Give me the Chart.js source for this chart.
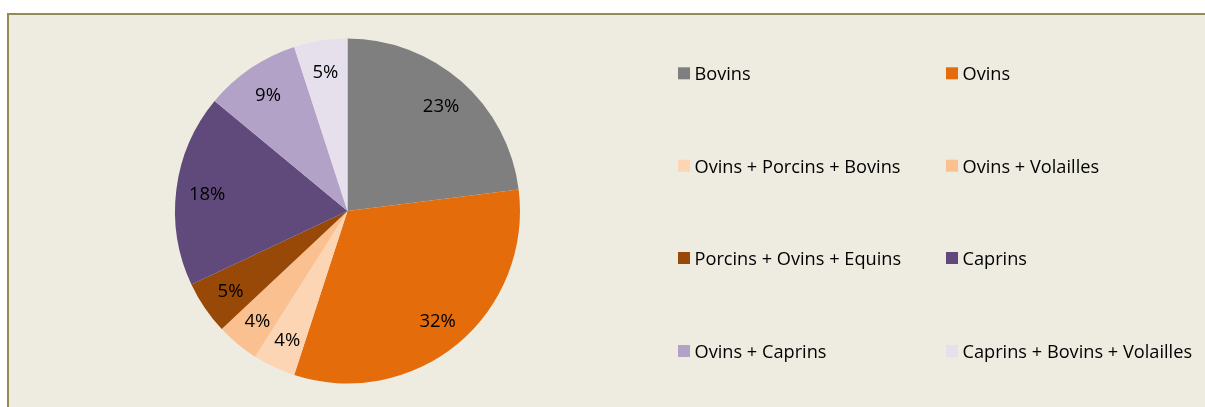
<!DOCTYPE html>
<html lang="fr">
<head>
    <meta charset="UTF-8">
    <title>Répartition des élevages</title>
    <script src="https://cdn.jsdelivr.net/npm/chart.js"></script>
    <style>
        html, body { margin: 0; padding: 0; background: #ffffff; overflow: hidden; }
        .frame {
            position: absolute; left: 7px; top: 13px; width: 1300px; height: 500px;
            background: #EEECE1; border-top: 2px solid #948A54; border-left: 2px solid #948A54;
        }
        .chart-box { position: absolute; left: 0; top: 0; width: 1205px; height: 407px; }
    </style>
</head>
<body>
    <div class="frame"></div>
    <div class="chart-box">
        <canvas id="pieChart" width="1205" height="407"></canvas>
    </div>

    <script>
        // Data
        const categories = [
            'Bovins', 'Ovins', 'Ovins + Porcins + Bovins', 'Ovins + Volailles',
            'Porcins + Ovins + Equins', 'Caprins', 'Ovins + Caprins', 'Caprins + Bovins + Volailles'
        ];
        const shares = [23, 32, 4, 4, 5, 18, 9, 5];
        const sliceColors = ['#7F7F7F', '#E46C0A', '#FCD5B5', '#FAC090', '#984807', '#604A7B', '#B3A2C7', '#E6E0EC'];

        const FONT = '"Open Sans", "Noto Sans", sans-serif';

        // Percent labels inside each slice
        const sliceLabels = {
            id: 'sliceLabels',
            afterDatasetsDraw(chart) {
                const ctx = chart.ctx;
                const meta = chart.getDatasetMeta(0);
                ctx.save();
                ctx.font = '18.5px ' + FONT;
                ctx.fillStyle = '#000000';
                ctx.textAlign = 'center';
                ctx.textBaseline = 'middle';
                meta.data.forEach((arc, i) => {
                    const p = arc.getProps(['x', 'y', 'startAngle', 'endAngle', 'outerRadius'], true);
                    const mid = (p.startAngle + p.endAngle) / 2;
                    const r = p.outerRadius * 0.82;
                    ctx.fillText(chart.data.datasets[0].data[i] + '%', p.x + Math.cos(mid) * r, p.y + Math.sin(mid) * r + 1.5);
                });
                ctx.restore();
            }
        };

        // Two-column legend on the right, filled row by row
        const gridLegend = {
            id: 'gridLegend',
            afterDraw(chart) {
                const ctx = chart.ctx;
                const colX = [678, 946];
                const rowY = [73.3, 165.7, 258, 351];
                ctx.save();
                ctx.font = '18.2px ' + FONT;
                ctx.textBaseline = 'alphabetic';
                ctx.textAlign = 'left';
                chart.data.labels.forEach((label, i) => {
                    const x = colX[i % 2];
                    const y = rowY[Math.floor(i / 2)];
                    ctx.fillStyle = chart.data.datasets[0].backgroundColor[i];
                    ctx.fillRect(x, y - 6, 12, 12);
                    ctx.fillStyle = '#000000';
                    ctx.fillText(label, x + 16.5, y + 7);
                });
                ctx.restore();
            }
        };

        const ctx = document.getElementById('pieChart').getContext('2d');
        const pieChart = new Chart(ctx, {
            type: 'pie',
            data: {
                labels: categories,
                datasets: [{
                    data: shares,
                    backgroundColor: sliceColors,
                    borderWidth: 0
                }]
            },
            options: {
                responsive: false,
                animation: false,
                radius: 172.5,
                layout: {
                    padding: { left: 175, right: 685, top: 38.5, bottom: 23.5 }
                },
                plugins: {
                    legend: { display: false },
                    tooltip: { enabled: false }
                }
            },
            plugins: [sliceLabels, gridLegend]
        });
    </script>
</body>
</html>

■ Problem: Repeat all the data as it stands, dropping any images it holds.

■ The solution:
Give me the Chart.js source for this chart.
<!DOCTYPE html>
<html lang="fr">
<head>
    <meta charset="UTF-8">
    <title>Répartition des élevages</title>
    <script src="https://cdn.jsdelivr.net/npm/chart.js"></script>
    <style>
        html, body { margin: 0; padding: 0; background: #ffffff; overflow: hidden; }
        .frame {
            position: absolute; left: 7px; top: 13px; width: 1300px; height: 500px;
            background: #EEECE1; border-top: 2px solid #948A54; border-left: 2px solid #948A54;
        }
        .chart-box { position: absolute; left: 0; top: 0; width: 1205px; height: 407px; }
    </style>
</head>
<body>
    <div class="frame"></div>
    <div class="chart-box">
        <canvas id="pieChart" width="1205" height="407"></canvas>
    </div>

    <script>
        // Data
        const categories = [
            'Bovins', 'Ovins', 'Ovins + Porcins + Bovins', 'Ovins + Volailles',
            'Porcins + Ovins + Equins', 'Caprins', 'Ovins + Caprins', 'Caprins + Bovins + Volailles'
        ];
        const shares = [23, 32, 4, 4, 5, 18, 9, 5];
        const sliceColors = ['#7F7F7F', '#E46C0A', '#FCD5B5', '#FAC090', '#984807', '#604A7B', '#B3A2C7', '#E6E0EC'];

        const FONT = '"Open Sans", "Noto Sans", sans-serif';

        // Percent labels inside each slice
        const sliceLabels = {
            id: 'sliceLabels',
            afterDatasetsDraw(chart) {
                const ctx = chart.ctx;
                const meta = chart.getDatasetMeta(0);
                ctx.save();
                ctx.font = '18.5px ' + FONT;
                ctx.fillStyle = '#000000';
                ctx.textAlign = 'center';
                ctx.textBaseline = 'middle';
                meta.data.forEach((arc, i) => {
                    const p = arc.getProps(['x', 'y', 'startAngle', 'endAngle', 'outerRadius'], true);
                    const mid = (p.startAngle + p.endAngle) / 2;
                    const r = p.outerRadius * 0.82;
                    ctx.fillText(chart.data.datasets[0].data[i] + '%', p.x + Math.cos(mid) * r, p.y + Math.sin(mid) * r + 1.5);
                });
                ctx.restore();
            }
        };

        // Two-column legend on the right, filled row by row
        const gridLegend = {
            id: 'gridLegend',
            afterDraw(chart) {
                const ctx = chart.ctx;
                const colX = [678, 946];
                const rowY = [73.3, 165.7, 258, 351];
                ctx.save();
                ctx.font = '18.2px ' + FONT;
                ctx.textBaseline = 'alphabetic';
                ctx.textAlign = 'left';
                chart.data.labels.forEach((label, i) => {
                    const x = colX[i % 2];
                    const y = rowY[Math.floor(i / 2)];
                    ctx.fillStyle = chart.data.datasets[0].backgroundColor[i];
                    ctx.fillRect(x, y - 6, 12, 12);
                    ctx.fillStyle = '#000000';
                    ctx.fillText(label, x + 16.5, y + 7);
                });
                ctx.restore();
            }
        };

        const ctx = document.getElementById('pieChart').getContext('2d');
        const pieChart = new Chart(ctx, {
            type: 'pie',
            data: {
                labels: categories,
                datasets: [{
                    data: shares,
                    backgroundColor: sliceColors,
                    borderWidth: 0
                }]
            },
            options: {
                responsive: false,
                animation: false,
                radius: 172.5,
                layout: {
                    padding: { left: 175, right: 685, top: 38.5, bottom: 23.5 }
                },
                plugins: {
                    legend: { display: false },
                    tooltip: { enabled: false }
                }
            },
            plugins: [sliceLabels, gridLegend]
        });
    </script>
</body>
</html>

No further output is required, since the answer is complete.